Mostafa Shebeita

Personal information
- Full name: Mostafa Yehia Mohamed Shebeita مصطفى شبيطة
- Date of birth: May 10, 1986 (age 40)
- Place of birth: Banha, Egypt
- Height: 1.81 m (5 ft 11+1⁄2 in)
- Positions: Defensive midfielder; defender;

Team information
- Current team: PETROJET

Youth career
- Al-Ahly

Senior career*
- Years: Team / Apps / (Gls)
- 2007–2011: Al-Ahly / 18 / (1)
- 2007–2008: → Suez Cement (loan) / 6 / (1)
- 2008–2009: → Itesalat (loan) / 25 / (1)
- 2010–2011: → Wadi Degla (loan) / 25 / (3)
- 2011–: Wadi Degla / 13 / (0)
- 2013: → Lierse (loan) / 3 / (0)

= Mostafa Shebeita =

Egyptian footballer (born 1986)

Mostafa Shebeita (مصطفى شبيطة) (born on 10 May 1986) is an Egyptian football midfielder currently playing for Wadi Degla.

== Career ==

=== 2009/2010 season ===
Shebeita was named in the Al Ahly roster of surprisingly as it was said that he was going to Etisalat.
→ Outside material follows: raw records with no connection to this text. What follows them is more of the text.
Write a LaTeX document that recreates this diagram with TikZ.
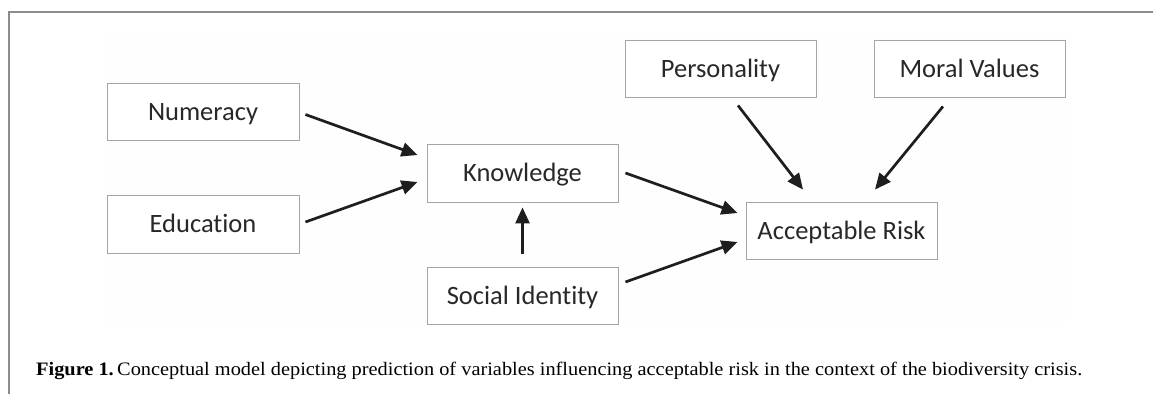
\documentclass[tikz,border=0pt]{standalone}
\usepackage{fontspec}
\setmainfont{Liberation Serif}
\newfontfamily\boxfont[Ligatures=NoCommon]{Carlito}
\usetikzlibrary{arrows.meta}
\definecolor{framegray}{RGB}{140,140,140}
\definecolor{boxgray}{RGB}{165,165,165}
\definecolor{arrowcol}{RGB}{30,30,30}
\definecolor{textcol}{RGB}{40,40,40}
\definecolor{bgpanel}{RGB}{254,254,254}
\tikzset{
  varbox/.style={draw=boxgray, line width=0.9pt, fill=white, rectangle,
    inner sep=0pt, text height=17pt, text depth=0pt,
    font=\boxfont\fontsize{26.5}{30}\selectfont, text=textcol},
  arr/.style={draw=arrowcol, line width=2.7pt,
    -{Triangle[length=16pt,width=14pt]}},
  frameline/.style={draw=framegray, line width=1.3pt}
}
\begin{document}
\begin{tikzpicture}[x=1pt,y=-1pt]
\useasboundingbox (0,0) rectangle (1153,394);
\fill[bgpanel] (107,33) rectangle (1067,325);
\draw[frameline] (9,394) -- (9,12) -- (1153,12);

\node[varbox, minimum width=192pt, minimum height=57pt] (num) at (203,111.5) {Numeracy};
\node[varbox, minimum width=192pt, minimum height=58pt] (edu) at (203,224) {Education};
\node[varbox, minimum width=191pt, minimum height=58pt] (know) at (522.5,173) {Knowledge};
\node[varbox, minimum width=191pt, minimum height=57pt] (soc) at (522.5,295.5) {Social Identity};
\node[varbox, minimum width=191pt, minimum height=57pt] (pers) at (720.5,68.5) {Personality};
\node[varbox, minimum width=191pt, minimum height=57pt] (moral) at (969.5,68.5) {Moral Values};
\node[varbox, minimum width=191pt, minimum height=57pt] (ar) at (841.5,230.5) {Acceptable Risk};

\draw[arr] ([shift={(6pt,-3pt)}]num.east) -- ([shift={(-9pt,18pt)}]know.west);
\draw[arr] ([shift={(6pt,2pt)}]edu.east) -- ([shift={(-9pt,-9pt)}]know.west);
\draw[arr] ([shift={(7pt,0pt)}]know.east) -- ([shift={(-8pt,17.5pt)}]ar.west);
\draw[arr] ([shift={(7pt,13.5pt)}]soc.east) -- ([shift={(-8pt,-11.5pt)}]ar.west);
\draw[arr] ([shift={(0pt,13pt)}]soc.north) -- ([shift={(0pt,-5pt)}]know.south);
\draw[arr] ([shift={(17.5pt,-8pt)}]pers.south) -- ([shift={(-38.5pt,12pt)}]ar.north);
\draw[arr] ([shift={(-26.5pt,-9pt)}]moral.south) -- ([shift={(33.5pt,12pt)}]ar.north);

\node[anchor=base west, inner sep=0pt, text=black] (cap) at (36,375)
  {\resizebox{1046pt}{\height}{\fontsize{19}{22}\selectfont\textbf{Figure 1.}\,Conceptual model depicting prediction of variables influencing acceptable risk in the context of the biodiversity crisis.}};
\end{tikzpicture}
\end{document}
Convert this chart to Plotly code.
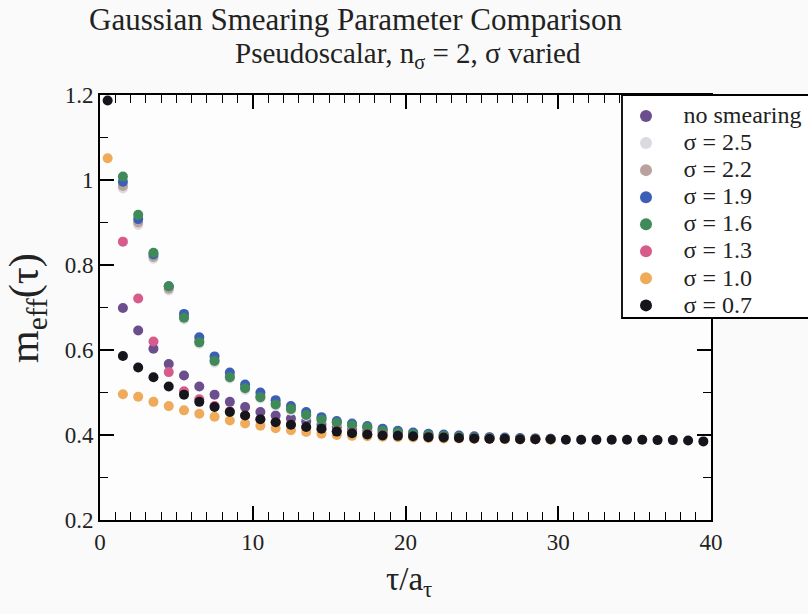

Shebeita scored his first goal for Al Ahly against Wydad Casablanca from a penalty in a pre-season match. Shebeita scored his first League goal for Al Ahly against Ismaily SC. He was chosen for the preliminary African Cup of Nations 2010 squad for Egypt but was left out of the final 23-man squad.

=== 2010/2011 season ===
Mostafa scored a goal for Wadi Degla FC in the match against El Gouna FC, it was the second goal in winning 3/1.